ERP stands for enterprise resource planning. As the name suggests, it covers the entire enterprise, not just aspects, or phases, or stages of the business operation.
An ERP system thus is something that encompasses the business from beginning to end.
Businesses, especially the bigger ones, have numerous and more complicated processes that not only need automation, but integration. An ERP system becomes vital in keeping track of information from every stage, as well as combing these different sets of information in order to tell a business story.
The ERP system has been described by many businesses as their backbone, their nerve center, without which the information would simply be isolated and meaningless data.
ERP System traces its roots to the manufacturing sector even though not all ERPs were developed from a manufacturing origin. Depending on specific business requirements, developers started with accounting, or maintenance, or human resources components. By the mid-1990s, the standard ERP system had covered all of the core functions of a business enterprise in any given industry.
Aside from private corporations, government agencies and non-profit organizations also started using their own ERP systems.
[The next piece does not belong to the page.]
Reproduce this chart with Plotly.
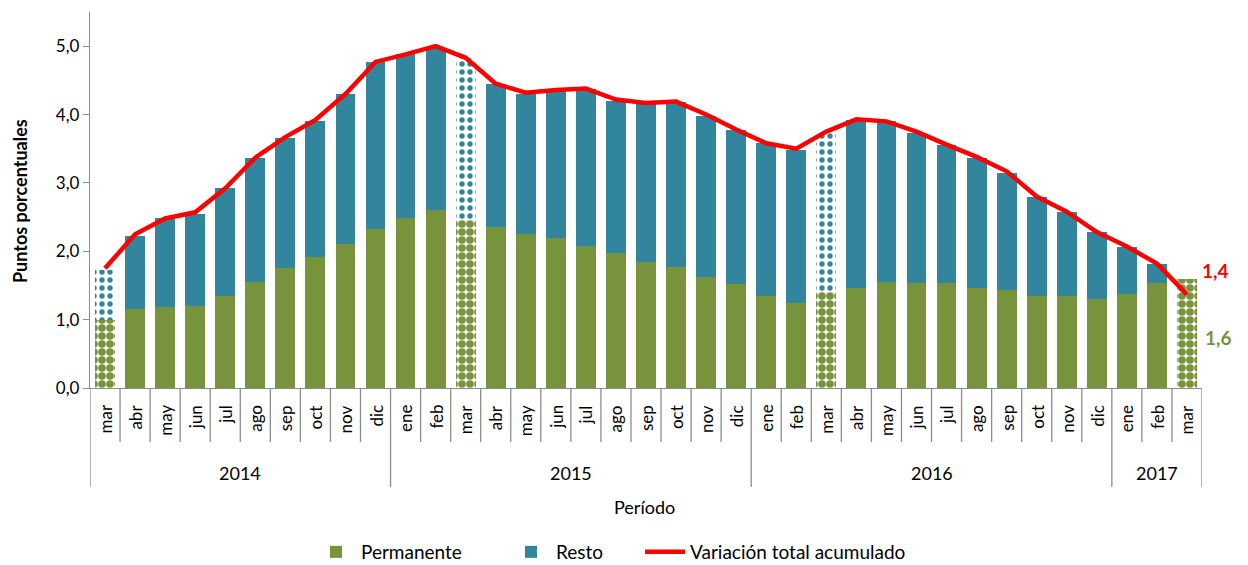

The year 2000 problem, when companies, industries and entire countries worried about the possibility data disruption by the so-called Y2K bug, acted as a catalyst for further developments and increasing popularity of the ERP software system. The adoption of a single currency in Europe was also another factor. Companies wanted to back up their entire systems just in case either of these two events cause them to lose vital company information.
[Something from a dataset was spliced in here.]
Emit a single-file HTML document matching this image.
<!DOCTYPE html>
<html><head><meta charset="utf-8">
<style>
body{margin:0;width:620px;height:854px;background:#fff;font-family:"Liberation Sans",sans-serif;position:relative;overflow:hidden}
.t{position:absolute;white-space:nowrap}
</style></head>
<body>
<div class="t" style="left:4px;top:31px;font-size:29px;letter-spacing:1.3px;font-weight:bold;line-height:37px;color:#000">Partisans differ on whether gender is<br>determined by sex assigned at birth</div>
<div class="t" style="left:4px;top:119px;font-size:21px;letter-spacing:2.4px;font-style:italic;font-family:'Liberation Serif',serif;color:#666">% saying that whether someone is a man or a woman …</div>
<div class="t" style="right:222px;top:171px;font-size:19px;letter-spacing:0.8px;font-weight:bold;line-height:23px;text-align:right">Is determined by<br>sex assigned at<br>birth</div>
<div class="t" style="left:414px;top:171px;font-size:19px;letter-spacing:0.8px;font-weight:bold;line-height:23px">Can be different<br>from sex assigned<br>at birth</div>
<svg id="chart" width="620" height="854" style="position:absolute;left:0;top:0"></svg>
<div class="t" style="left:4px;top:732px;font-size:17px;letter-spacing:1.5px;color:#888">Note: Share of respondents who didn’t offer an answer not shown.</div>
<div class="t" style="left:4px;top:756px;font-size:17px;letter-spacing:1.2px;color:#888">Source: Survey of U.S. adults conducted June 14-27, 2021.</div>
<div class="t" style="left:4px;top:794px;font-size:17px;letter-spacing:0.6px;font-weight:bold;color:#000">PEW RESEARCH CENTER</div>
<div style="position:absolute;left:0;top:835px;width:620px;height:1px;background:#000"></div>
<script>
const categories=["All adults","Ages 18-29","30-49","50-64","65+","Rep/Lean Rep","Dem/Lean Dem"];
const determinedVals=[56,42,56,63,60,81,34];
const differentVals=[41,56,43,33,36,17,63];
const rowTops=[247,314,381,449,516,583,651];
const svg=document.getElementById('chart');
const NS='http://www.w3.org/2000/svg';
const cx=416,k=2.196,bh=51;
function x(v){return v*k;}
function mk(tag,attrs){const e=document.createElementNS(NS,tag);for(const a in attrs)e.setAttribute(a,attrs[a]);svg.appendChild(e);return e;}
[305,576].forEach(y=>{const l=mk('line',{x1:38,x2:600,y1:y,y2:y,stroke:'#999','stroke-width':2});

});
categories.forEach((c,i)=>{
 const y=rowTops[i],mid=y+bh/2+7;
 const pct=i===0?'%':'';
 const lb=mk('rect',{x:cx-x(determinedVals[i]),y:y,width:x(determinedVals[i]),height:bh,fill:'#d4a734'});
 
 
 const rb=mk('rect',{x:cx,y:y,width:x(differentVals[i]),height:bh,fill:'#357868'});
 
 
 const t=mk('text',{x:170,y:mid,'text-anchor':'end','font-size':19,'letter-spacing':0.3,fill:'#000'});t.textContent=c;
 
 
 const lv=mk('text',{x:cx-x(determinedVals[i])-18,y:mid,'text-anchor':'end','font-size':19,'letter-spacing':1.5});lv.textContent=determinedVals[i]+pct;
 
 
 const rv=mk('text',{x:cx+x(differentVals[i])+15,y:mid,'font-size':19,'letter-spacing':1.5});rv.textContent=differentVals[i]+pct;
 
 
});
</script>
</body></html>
In the beginning, core business functions or so-called back-office transactions were the focus of ERP system development. These were aspects of the operation that were internal to the business, i.e., those that did not deal directly with customers or the general public.
The advent of the internet however brought new challenges as well as opportunities. With data becoming more accessible to more people around the globe, front-office functions – those that dealt with the public – became popular. Terms such as customer relationship management, e-business and supplier relationship management emerged, highlighting the necessity of business to manage its communication with external parties. This became part of the evolution of the ERP system.
Companies with large, multi-region or multi-country operations find that they could employ the ERP system on two levels. There is of course one on the internal corporate side. The second level, again owing to the increasing popularity of the Internet, is a Web-based ERP system that allows corporations to integrate information from its subsidiaries and other branches and allows for real-time appreciation and analysis of consolidated data.
The realities of globalization and the possibilities offered by the Internet are factors determining the direction of ERP systems worldwide.